The more self-evident reading relates to the oddly serpentine form of the entire building, generated by the dislocation of the horizontal platforms from the building’s ground footprint.
The second level of information is suggested by the binary system of size and colors of the words that populate the diagram specifically establishing the distinction between areas of compartmentalized flexibility. Thus, areas where there is a high level of certainty of their evolution are specifically designed and enclosed in the floating boxes (represented by the larger and darker words), while other possibly more volatile functions are accommodated on their rooftops (represented by the smaller and lighter words).

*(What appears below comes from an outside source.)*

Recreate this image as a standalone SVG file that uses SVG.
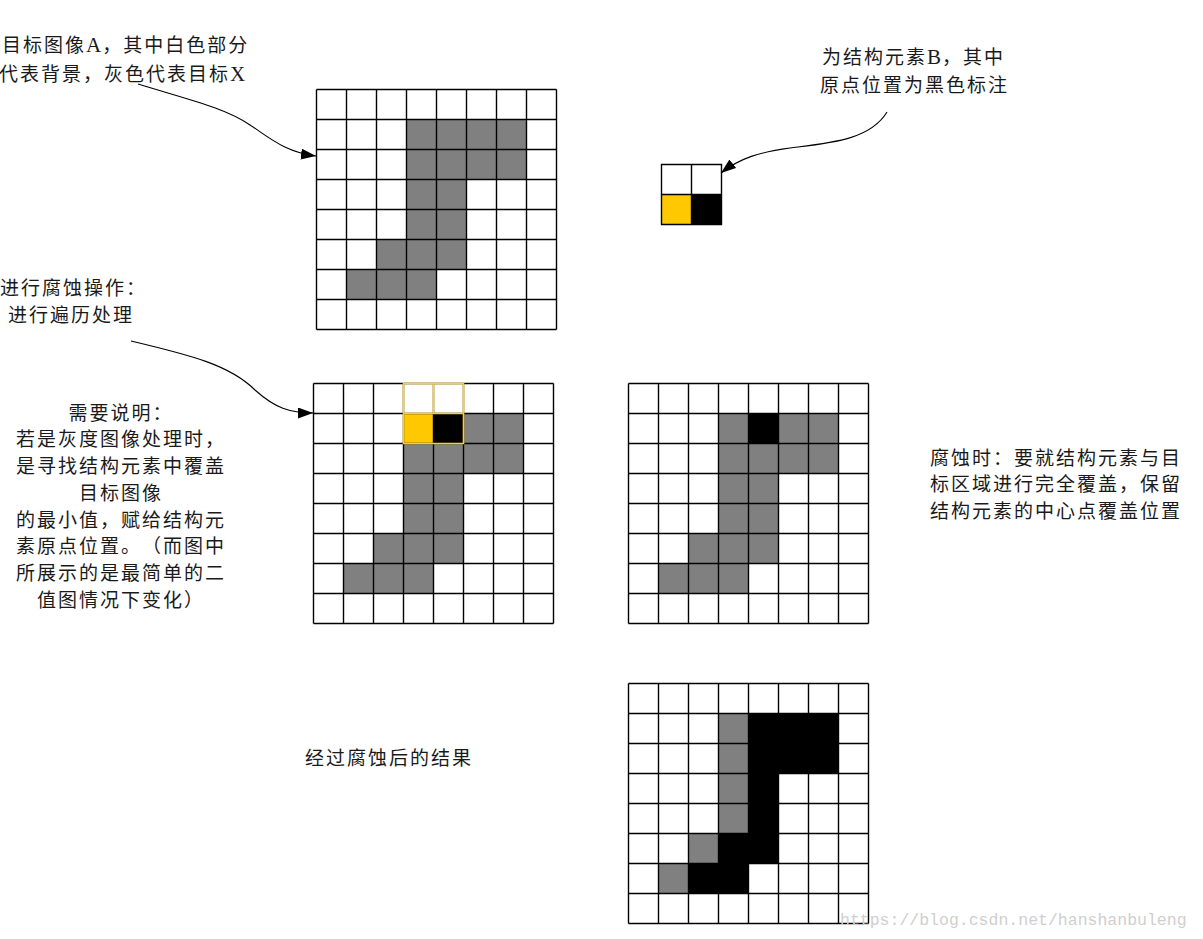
<svg xmlns="http://www.w3.org/2000/svg" xmlns:xlink="http://www.w3.org/1999/xlink" width="1203" height="939" viewBox="0 0 1203 939">
<style>
.t{font-family:"Noto Sans CJK SC","Liberation Serif",sans-serif;font-size:19px;letter-spacing:2px;fill:#1a1a1a;text-spacing-trim:space-all;font-feature-settings:"palt" 0,"halt" 0}
.l{font-family:"Liberation Serif",serif;font-size:21px;letter-spacing:1px}
.c{text-anchor:middle}
.gl{fill:none;stroke:#000;stroke-width:1.4}
.g{fill:#808080}
.k{fill:#000}
.y{fill:#FFC800}
.conn{fill:none;stroke:#000;stroke-width:1.1}
.wm{font-family:"Liberation Mono",monospace;font-size:16.5px;fill:#cfcfcf}
</style>
<defs>
<path id="gridlines" d="M0,0H240M0,30H240M0,60H240M0,90H240M0,120H240M0,150H240M0,180H240M0,210H240M0,240H240M0,0V240M30,0V240M60,0V240M90,0V240M120,0V240M150,0V240M180,0V240M210,0V240M240,0V240"/>
<g id="shape">
<rect x="90" y="30" width="120" height="60"/>
<rect x="90" y="90" width="60" height="60"/>
<rect x="60" y="150" width="90" height="30"/>
<rect x="30" y="180" width="90" height="30"/>
</g>
<marker id="ah" markerUnits="userSpaceOnUse" markerWidth="16" markerHeight="12" refX="15" refY="5.5" orient="auto">
<path d="M0,0L15,5.5L0,11z" fill="#000"/>
</marker>
</defs>
<rect width="1203" height="939" fill="#fff"/>

<g id="gridA" transform="translate(316.5,89.5)">
<rect width="240" height="240" fill="#fff"/>
<use xlink:href="#shape" class="g"/>
<use xlink:href="#gridlines" class="gl"/>
</g>

<g id="structB" transform="translate(661.5,164.5)">
<rect width="60" height="60" fill="#fff"/>
<rect x="0" y="30" width="30" height="30" class="y"/>
<rect x="30" y="30" width="30" height="30" class="k"/>
<path d="M0,0H60V60H0ZM30,0V60M0,30H60" class="gl"/>
</g>

<g id="gridStep" transform="translate(313.5,383.5)">
<rect width="240" height="240" fill="#fff"/>
<use xlink:href="#shape" class="g"/>
<rect x="90" y="30" width="30" height="30" class="y"/>
<rect x="120" y="30" width="30" height="30" class="k"/>
<use xlink:href="#gridlines" class="gl"/>
<path d="M90,0H150V60H90ZM120,0V30M90,30H150" fill="none" stroke="#FFD21A" stroke-width="1.6"/>
</g>

<g id="gridMark" transform="translate(628.5,383.5)">
<rect width="240" height="240" fill="#fff"/>
<use xlink:href="#shape" class="g"/>
<rect x="120" y="30" width="30" height="30" class="k"/>
<use xlink:href="#gridlines" class="gl"/>
</g>

<g id="gridResult" transform="translate(628.5,683.5)">
<rect width="240" height="240" fill="#fff"/>
<rect x="90" y="30" width="30" height="120" class="g"/>
<rect x="60" y="150" width="30" height="30" class="g"/>
<rect x="30" y="180" width="30" height="30" class="g"/>
<rect x="120" y="30" width="90" height="60" class="k"/>
<rect x="120" y="90" width="30" height="60" class="k"/>
<rect x="90" y="150" width="60" height="30" class="k"/>
<rect x="60" y="180" width="60" height="30" class="k"/>
<use xlink:href="#gridlines" class="gl"/>
</g>

<g id="connectors">
<path class="conn" d="M138,84C190,100 225,108 250,125C270,138 285,152 316,156" marker-end="url(#ah)"/>
<path class="conn" d="M131,341C190,355 230,365 255,390C275,408 290,413 313,413" marker-end="url(#ah)"/>
<path class="conn" d="M887,112C870,140 830,143 790,148C760,152 740,158 721,173" marker-end="url(#ah)"/>
</g>

<g id="labelA">
<text class="t" x="2" y="52">目标图像<tspan class="l">A</tspan>，其中白色部分</text>
<text class="t" x="-1" y="81">代表背景，灰色代表目标<tspan class="l">X</tspan></text>
</g>
<g id="labelB">
<text class="t" x="822" y="64">为结构元素<tspan class="l">B</tspan>，其中</text>
<text class="t" x="820" y="92">原点位置为黑色标注</text>
</g>
<g id="labelOp">
<text class="t" x="0" y="295">进行腐蚀操作：</text>
<text class="t" x="8" y="322">进行遍历处理</text>
</g>
<g id="labelNote">
<text class="t c" x="121" y="420">需要说明：</text>
<text class="t c" x="121" y="446">若是灰度图像处理时，</text>
<text class="t c" x="121" y="473">是寻找结构元素中覆盖</text>
<text class="t c" x="121" y="500">目标图像</text>
<text class="t c" x="121" y="527">的最小值，赋给结构元</text>
<text class="t c" x="121" y="553">素原点位置。（而图中</text>
<text class="t c" x="121" y="580">所展示的是最简单的二</text>
<text class="t c" x="121" y="607">值图情况下变化）</text>
</g>
<g id="labelErode">
<text class="t" x="930" y="465">腐蚀时：要就结构元素与目</text>
<text class="t" x="930" y="491">标区域进行完全覆盖，保留</text>
<text class="t" x="930" y="518">结构元素的中心点覆盖位置</text>
</g>
<g id="labelResult">
<text class="t" x="305" y="765">经过腐蚀后的结果</text>
</g>
<text class="wm" x="840" y="925">https://blog.csdn.net/hanshanbuleng</text>
</svg>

Since the future of technology and its impact on the library typology is unclear, uncertainty was equated from the beginning in the design. The introduction of compartmentalized uncertainty, for which flexibility is required, tries to actively engage and manage in physical space the unpredictable change announced by the digital paradigm.
Tags: 3-D, agent, architect, concept book, conceptual, embodiment, field, general audience, human figure, interior, perspective, print, reading room, rendering, wireframe
This image illustrates the space envisioned by the architectural team for the reading room on the 10th floor of the Seattle Central Library. This picture is in reality a collage of distinct elements: photographs of human figures in the foreground, a photograph of Elliot Bay in the background and the 3-D wireframe image of both the interior space and the surrounding buildings.
The focus of this representation is neither the space nor the people, but the view. This focus is reinforced by the contrast between the transparency of the book stacks and the opacity of the surrounding buildings, but also by the contrast between the neutral white color of the space and the vivacious blue tonality of the bay.
This image attempts to demonstrate the inherent rationality of the dislocation of the platforms in reaction to local conditions such as vistas and sunlight exposure. However, it is also appropriate to reflect on the positioning of the human figures in a manifest digital universe, as it seems to address the immersion of the human subject/body in virtual spaces. In this image the human subject seems to be occupying a place in flux, while only its own presence appears (on the surface) to remain stable and unaltered.
It is worth noting that none of the faces of the four people are visible, and none of them are, photographically speaking, in focus. If the view is indeed the subject of this shot, we could say that overall the images expresses the buildings relationship to that view, in which case the humans appear to be included only to demonstrate scale, or possibly as agents that enact the viewing relationship between the building and the bay. Although this does beg the question: why is the reading room the public room with, emphatically, the best view? Where should one’s eyes be, when reading, according to the logic of this “room?” It seems to imply that the view of this room has little regard for embodied, human, vision which cannot read and gaze at the view simultaneously.